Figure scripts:
* BEGIN *
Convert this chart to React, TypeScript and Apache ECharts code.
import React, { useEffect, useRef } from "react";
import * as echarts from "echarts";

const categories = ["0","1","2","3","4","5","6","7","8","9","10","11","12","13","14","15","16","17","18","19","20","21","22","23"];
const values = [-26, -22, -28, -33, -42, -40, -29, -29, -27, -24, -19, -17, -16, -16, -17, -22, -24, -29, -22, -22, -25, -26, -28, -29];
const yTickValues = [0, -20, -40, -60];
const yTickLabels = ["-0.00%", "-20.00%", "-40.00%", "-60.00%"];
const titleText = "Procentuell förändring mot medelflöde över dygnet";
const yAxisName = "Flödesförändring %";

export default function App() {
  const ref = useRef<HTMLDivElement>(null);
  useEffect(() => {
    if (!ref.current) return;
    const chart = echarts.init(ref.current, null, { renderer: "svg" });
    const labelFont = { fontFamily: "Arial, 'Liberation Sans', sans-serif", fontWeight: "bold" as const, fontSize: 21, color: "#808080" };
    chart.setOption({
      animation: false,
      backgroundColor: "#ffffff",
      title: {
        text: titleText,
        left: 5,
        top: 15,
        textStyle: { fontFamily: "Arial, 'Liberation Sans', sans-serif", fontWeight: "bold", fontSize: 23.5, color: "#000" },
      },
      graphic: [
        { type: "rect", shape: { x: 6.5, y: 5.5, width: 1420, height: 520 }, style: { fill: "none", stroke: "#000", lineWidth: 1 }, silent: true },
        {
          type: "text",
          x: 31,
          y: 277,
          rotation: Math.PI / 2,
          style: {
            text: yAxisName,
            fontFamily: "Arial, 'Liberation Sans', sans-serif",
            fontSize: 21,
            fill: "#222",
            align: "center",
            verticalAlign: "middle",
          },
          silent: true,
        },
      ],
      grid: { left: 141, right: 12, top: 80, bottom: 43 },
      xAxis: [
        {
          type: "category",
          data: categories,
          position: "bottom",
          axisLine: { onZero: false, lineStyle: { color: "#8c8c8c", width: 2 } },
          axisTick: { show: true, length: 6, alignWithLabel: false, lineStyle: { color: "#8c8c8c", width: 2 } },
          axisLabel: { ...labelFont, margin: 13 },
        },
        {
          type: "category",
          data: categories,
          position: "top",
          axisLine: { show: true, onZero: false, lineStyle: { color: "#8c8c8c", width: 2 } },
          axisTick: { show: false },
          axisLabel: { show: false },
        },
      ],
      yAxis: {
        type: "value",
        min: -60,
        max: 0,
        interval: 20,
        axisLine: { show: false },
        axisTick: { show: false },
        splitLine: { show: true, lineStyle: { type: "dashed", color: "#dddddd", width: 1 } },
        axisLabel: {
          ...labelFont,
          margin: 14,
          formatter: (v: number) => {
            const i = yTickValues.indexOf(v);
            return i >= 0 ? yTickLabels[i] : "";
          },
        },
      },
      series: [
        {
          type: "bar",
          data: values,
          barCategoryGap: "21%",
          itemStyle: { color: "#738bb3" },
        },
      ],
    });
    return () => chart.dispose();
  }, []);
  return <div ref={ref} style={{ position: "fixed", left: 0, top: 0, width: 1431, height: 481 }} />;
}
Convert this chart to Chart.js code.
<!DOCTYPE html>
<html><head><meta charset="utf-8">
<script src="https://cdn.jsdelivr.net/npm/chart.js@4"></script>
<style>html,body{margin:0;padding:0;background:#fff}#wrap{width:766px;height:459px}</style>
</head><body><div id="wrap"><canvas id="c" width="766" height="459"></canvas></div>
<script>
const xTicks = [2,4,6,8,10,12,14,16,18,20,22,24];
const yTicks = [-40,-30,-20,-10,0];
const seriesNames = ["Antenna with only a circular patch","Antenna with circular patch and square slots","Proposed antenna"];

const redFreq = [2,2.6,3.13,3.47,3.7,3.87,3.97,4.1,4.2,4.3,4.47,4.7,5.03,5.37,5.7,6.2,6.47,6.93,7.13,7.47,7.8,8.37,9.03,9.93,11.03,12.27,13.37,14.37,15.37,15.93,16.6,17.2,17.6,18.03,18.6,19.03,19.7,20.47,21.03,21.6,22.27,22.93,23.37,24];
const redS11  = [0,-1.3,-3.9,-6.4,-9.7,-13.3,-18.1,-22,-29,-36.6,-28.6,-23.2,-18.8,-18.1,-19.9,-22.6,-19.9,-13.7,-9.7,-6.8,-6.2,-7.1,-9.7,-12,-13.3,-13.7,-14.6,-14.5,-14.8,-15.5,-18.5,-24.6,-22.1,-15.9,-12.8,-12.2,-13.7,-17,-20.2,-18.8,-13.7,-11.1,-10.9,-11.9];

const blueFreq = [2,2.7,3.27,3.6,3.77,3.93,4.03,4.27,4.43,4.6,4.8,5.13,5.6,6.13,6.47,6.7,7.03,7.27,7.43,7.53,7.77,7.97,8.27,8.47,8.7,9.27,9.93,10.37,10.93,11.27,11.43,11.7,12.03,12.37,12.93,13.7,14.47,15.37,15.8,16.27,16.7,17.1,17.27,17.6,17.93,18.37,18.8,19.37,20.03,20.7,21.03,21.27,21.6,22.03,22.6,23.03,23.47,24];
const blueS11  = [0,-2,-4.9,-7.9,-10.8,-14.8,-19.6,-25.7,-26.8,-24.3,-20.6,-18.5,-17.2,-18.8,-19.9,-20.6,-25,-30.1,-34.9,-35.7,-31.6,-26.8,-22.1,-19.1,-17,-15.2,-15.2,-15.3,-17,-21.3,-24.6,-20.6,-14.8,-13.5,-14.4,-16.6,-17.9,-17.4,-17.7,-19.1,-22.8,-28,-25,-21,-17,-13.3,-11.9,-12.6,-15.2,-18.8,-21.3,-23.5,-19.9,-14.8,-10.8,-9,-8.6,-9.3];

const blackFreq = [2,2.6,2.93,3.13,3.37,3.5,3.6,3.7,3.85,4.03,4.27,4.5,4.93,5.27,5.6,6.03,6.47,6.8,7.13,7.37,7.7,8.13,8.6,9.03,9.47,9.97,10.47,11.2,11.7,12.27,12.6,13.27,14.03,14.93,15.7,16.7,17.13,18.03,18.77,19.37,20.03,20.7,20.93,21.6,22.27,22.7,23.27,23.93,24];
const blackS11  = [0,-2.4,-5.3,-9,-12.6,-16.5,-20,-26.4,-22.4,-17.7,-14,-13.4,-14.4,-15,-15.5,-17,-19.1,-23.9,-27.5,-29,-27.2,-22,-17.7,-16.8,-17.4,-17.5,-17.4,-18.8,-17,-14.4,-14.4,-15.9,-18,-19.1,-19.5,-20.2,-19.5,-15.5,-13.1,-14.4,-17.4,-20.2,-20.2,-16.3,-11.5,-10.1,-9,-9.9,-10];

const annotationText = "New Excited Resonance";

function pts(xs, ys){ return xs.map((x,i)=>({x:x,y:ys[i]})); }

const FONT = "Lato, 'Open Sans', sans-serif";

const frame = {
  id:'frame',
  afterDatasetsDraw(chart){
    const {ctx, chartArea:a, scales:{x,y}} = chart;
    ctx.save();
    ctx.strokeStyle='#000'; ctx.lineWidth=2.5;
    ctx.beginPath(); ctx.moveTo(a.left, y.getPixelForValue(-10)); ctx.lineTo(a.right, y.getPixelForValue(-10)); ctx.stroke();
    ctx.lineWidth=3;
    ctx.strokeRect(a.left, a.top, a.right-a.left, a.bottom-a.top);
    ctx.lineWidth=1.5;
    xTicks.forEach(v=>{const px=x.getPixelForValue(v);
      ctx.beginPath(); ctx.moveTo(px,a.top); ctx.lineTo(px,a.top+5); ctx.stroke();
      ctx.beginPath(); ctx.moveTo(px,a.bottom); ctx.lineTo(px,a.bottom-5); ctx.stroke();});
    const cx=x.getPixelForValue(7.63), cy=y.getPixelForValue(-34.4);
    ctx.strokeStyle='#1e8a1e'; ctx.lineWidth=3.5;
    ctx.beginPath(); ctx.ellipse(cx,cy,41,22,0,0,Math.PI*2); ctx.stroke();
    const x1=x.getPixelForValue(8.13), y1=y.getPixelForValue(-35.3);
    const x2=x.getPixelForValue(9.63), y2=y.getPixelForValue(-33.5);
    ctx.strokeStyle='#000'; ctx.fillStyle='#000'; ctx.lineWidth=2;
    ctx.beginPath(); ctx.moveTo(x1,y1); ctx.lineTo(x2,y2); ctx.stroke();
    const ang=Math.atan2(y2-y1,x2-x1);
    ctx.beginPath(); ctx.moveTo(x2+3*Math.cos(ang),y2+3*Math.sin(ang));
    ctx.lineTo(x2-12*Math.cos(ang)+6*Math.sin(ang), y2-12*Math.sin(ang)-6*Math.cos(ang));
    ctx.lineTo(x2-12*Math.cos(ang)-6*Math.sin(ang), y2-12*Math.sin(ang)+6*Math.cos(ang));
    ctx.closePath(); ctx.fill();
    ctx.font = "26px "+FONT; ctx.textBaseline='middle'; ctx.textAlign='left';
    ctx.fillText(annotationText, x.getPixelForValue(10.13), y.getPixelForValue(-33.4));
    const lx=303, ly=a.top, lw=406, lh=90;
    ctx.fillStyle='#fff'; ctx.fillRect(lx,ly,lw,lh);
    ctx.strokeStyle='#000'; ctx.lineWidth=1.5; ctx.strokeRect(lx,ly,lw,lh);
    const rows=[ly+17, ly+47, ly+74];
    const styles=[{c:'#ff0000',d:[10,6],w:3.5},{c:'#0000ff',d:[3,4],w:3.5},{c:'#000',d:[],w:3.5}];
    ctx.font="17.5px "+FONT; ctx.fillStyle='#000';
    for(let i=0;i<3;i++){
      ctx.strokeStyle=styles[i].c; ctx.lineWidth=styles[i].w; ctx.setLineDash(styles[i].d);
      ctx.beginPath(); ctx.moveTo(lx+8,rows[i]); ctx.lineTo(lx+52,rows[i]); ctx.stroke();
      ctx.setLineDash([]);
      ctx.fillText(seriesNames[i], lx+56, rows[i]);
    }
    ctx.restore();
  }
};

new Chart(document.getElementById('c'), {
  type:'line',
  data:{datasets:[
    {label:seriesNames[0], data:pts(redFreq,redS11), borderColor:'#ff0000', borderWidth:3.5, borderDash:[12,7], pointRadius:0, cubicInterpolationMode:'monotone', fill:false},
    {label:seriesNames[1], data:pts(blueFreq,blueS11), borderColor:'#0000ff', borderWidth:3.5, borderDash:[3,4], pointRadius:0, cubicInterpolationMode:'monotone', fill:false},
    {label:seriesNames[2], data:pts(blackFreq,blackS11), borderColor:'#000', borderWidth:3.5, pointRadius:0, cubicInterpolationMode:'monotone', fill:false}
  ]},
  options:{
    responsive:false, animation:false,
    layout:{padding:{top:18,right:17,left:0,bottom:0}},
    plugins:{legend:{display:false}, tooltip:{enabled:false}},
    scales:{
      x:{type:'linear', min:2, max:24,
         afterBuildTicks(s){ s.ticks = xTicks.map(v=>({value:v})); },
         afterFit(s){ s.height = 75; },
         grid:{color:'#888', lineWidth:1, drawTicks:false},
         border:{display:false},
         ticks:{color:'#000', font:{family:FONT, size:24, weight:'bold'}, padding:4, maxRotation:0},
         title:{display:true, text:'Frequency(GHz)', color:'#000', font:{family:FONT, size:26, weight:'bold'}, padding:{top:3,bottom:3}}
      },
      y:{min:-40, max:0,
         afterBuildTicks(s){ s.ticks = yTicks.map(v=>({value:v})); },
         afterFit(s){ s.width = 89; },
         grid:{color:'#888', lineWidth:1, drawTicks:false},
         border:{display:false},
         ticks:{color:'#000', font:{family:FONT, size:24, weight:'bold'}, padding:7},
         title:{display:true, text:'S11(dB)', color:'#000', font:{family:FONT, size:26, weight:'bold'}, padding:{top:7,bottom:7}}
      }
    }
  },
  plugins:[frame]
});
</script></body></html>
* END *
- **Problem description**:
Copy, please, exactly the lines that start at the first line of the data and end at the line containing "import * as", both kept and no others.

- **Result**:
Convert this chart to React, TypeScript and Apache ECharts code.
import React, { useEffect, useRef } from "react";
import * as echarts from "echarts";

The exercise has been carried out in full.